# What this task involves
Reproduce the records that follow in full, excluding any picture they contain.

# Source code of charts
____________

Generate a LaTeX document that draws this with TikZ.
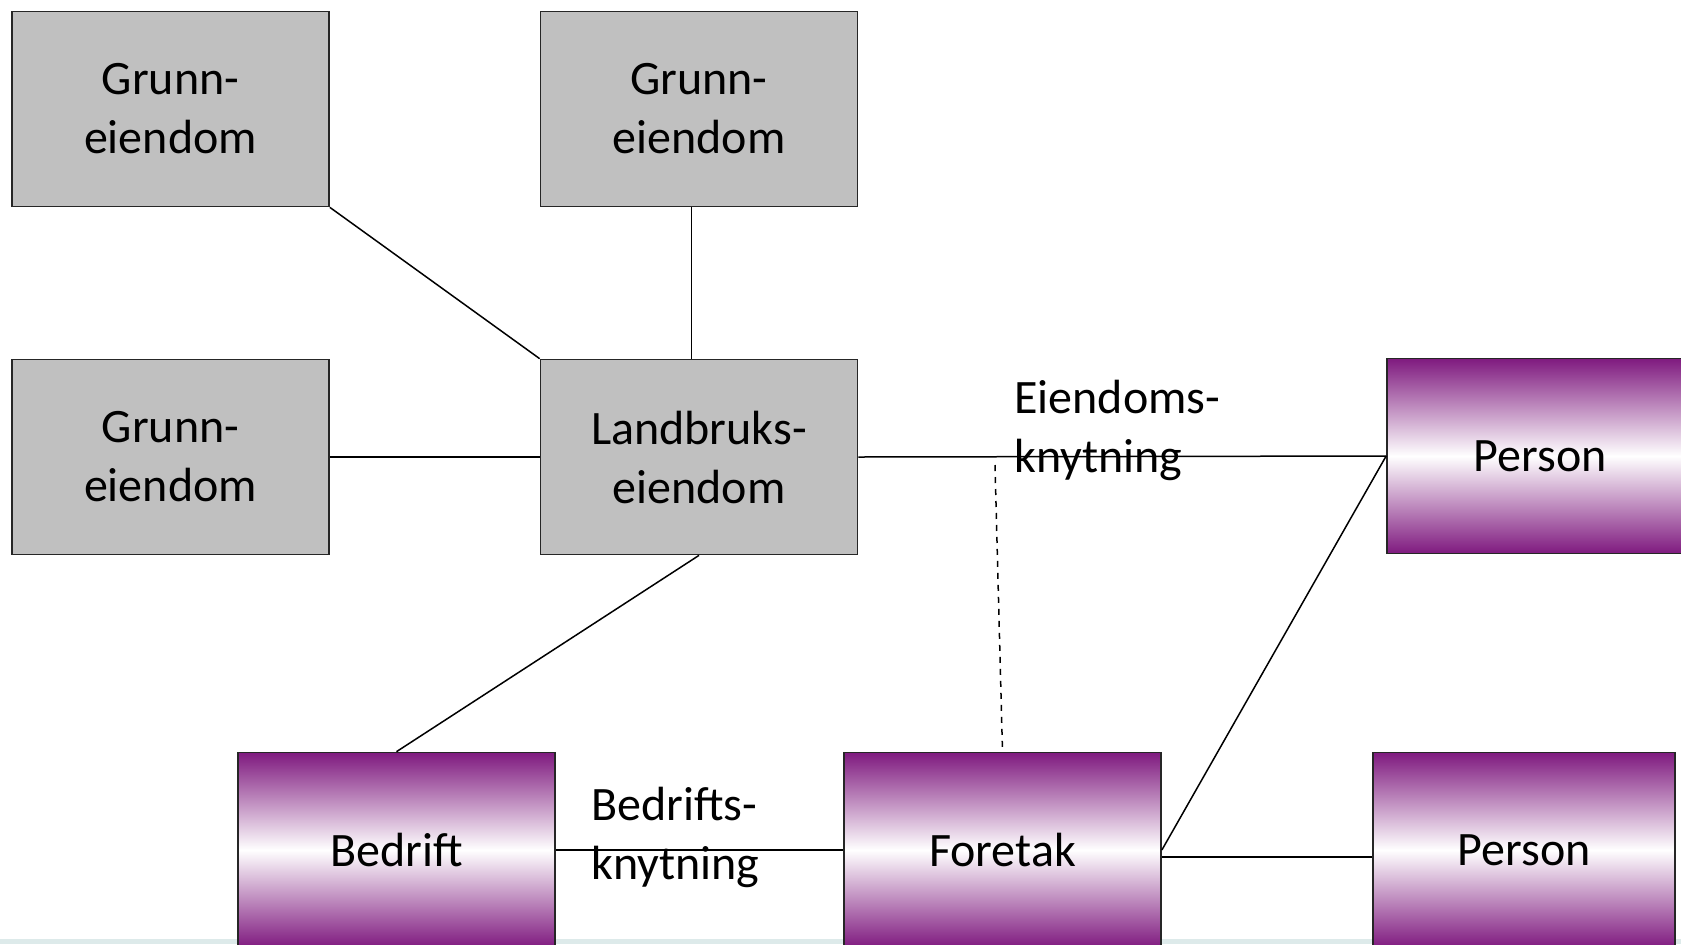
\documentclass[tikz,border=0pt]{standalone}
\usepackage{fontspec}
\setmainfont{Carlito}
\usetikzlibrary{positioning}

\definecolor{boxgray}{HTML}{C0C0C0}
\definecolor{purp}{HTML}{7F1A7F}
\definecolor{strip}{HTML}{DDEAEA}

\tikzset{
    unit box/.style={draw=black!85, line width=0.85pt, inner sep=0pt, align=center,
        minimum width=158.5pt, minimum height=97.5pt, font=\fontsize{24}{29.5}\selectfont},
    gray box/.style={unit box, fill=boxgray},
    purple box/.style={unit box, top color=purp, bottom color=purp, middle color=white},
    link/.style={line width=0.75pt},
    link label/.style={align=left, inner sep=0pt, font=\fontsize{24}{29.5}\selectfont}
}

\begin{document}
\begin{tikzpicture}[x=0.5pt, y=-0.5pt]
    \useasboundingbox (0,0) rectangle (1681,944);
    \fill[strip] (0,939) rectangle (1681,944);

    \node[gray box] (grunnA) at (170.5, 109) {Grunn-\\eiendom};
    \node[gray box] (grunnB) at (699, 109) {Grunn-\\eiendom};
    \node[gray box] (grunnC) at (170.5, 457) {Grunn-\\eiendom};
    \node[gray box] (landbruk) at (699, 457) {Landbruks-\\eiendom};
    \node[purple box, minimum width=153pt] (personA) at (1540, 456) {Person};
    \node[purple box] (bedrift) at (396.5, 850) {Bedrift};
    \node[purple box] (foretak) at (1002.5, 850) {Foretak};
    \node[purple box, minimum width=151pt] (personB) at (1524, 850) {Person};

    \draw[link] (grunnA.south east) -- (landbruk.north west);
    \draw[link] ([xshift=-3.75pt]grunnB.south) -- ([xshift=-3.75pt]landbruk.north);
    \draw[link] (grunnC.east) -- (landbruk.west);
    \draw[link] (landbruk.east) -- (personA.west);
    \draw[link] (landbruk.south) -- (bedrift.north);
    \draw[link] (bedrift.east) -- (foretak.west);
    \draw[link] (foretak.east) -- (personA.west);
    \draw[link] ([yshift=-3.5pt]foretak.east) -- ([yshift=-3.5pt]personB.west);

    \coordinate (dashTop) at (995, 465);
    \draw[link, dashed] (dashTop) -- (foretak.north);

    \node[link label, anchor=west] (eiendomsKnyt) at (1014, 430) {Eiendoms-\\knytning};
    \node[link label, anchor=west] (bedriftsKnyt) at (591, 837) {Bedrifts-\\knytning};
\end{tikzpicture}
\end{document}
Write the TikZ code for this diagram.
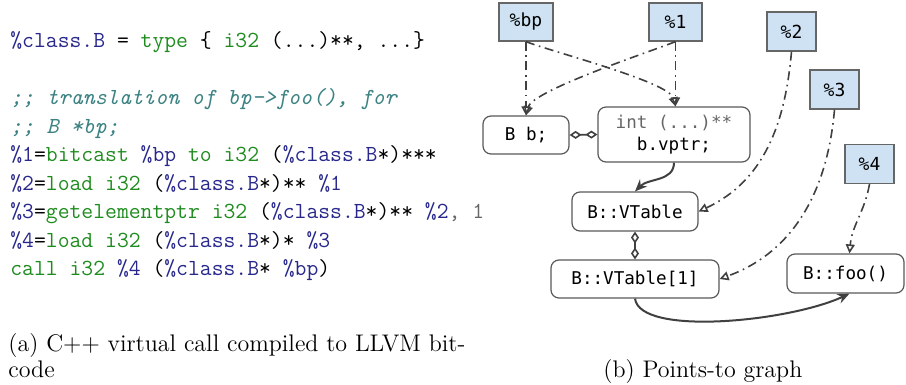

____________

# The reply
Generate a LaTeX document that draws this with TikZ.
\documentclass[tikz,border=0pt]{standalone}
\usepackage{fontspec}
\setmainfont{Carlito}
\usetikzlibrary{positioning}

\definecolor{boxgray}{HTML}{C0C0C0}
\definecolor{purp}{HTML}{7F1A7F}
\definecolor{strip}{HTML}{DDEAEA}

\tikzset{
    unit box/.style={draw=black!85, line width=0.85pt, inner sep=0pt, align=center,
        minimum width=158.5pt, minimum height=97.5pt, font=\fontsize{24}{29.5}\selectfont},
    gray box/.style={unit box, fill=boxgray},
    purple box/.style={unit box, top color=purp, bottom color=purp, middle color=white},
    link/.style={line width=0.75pt},
    link label/.style={align=left, inner sep=0pt, font=\fontsize{24}{29.5}\selectfont}
}

\begin{document}
\begin{tikzpicture}[x=0.5pt, y=-0.5pt]
    \useasboundingbox (0,0) rectangle (1681,944);
    \fill[strip] (0,939) rectangle (1681,944);

    \node[gray box] (grunnA) at (170.5, 109) {Grunn-\\eiendom};
    \node[gray box] (grunnB) at (699, 109) {Grunn-\\eiendom};
    \node[gray box] (grunnC) at (170.5, 457) {Grunn-\\eiendom};
    \node[gray box] (landbruk) at (699, 457) {Landbruks-\\eiendom};
    \node[purple box, minimum width=153pt] (personA) at (1540, 456) {Person};
    \node[purple box] (bedrift) at (396.5, 850) {Bedrift};
    \node[purple box] (foretak) at (1002.5, 850) {Foretak};
    \node[purple box, minimum width=151pt] (personB) at (1524, 850) {Person};

    \draw[link] (grunnA.south east) -- (landbruk.north west);
    \draw[link] ([xshift=-3.75pt]grunnB.south) -- ([xshift=-3.75pt]landbruk.north);
    \draw[link] (grunnC.east) -- (landbruk.west);
    \draw[link] (landbruk.east) -- (personA.west);
    \draw[link] (landbruk.south) -- (bedrift.north);
    \draw[link] (bedrift.east) -- (foretak.west);
    \draw[link] (foretak.east) -- (personA.west);
    \draw[link] ([yshift=-3.5pt]foretak.east) -- ([yshift=-3.5pt]personB.west);

    \coordinate (dashTop) at (995, 465);
    \draw[link, dashed] (dashTop) -- (foretak.north);

    \node[link label, anchor=west] (eiendomsKnyt) at (1014, 430) {Eiendoms-\\knytning};
    \node[link label, anchor=west] (bedriftsKnyt) at (591, 837) {Bedrifts-\\knytning};
\end{tikzpicture}
\end{document}
Write the TikZ code for this diagram.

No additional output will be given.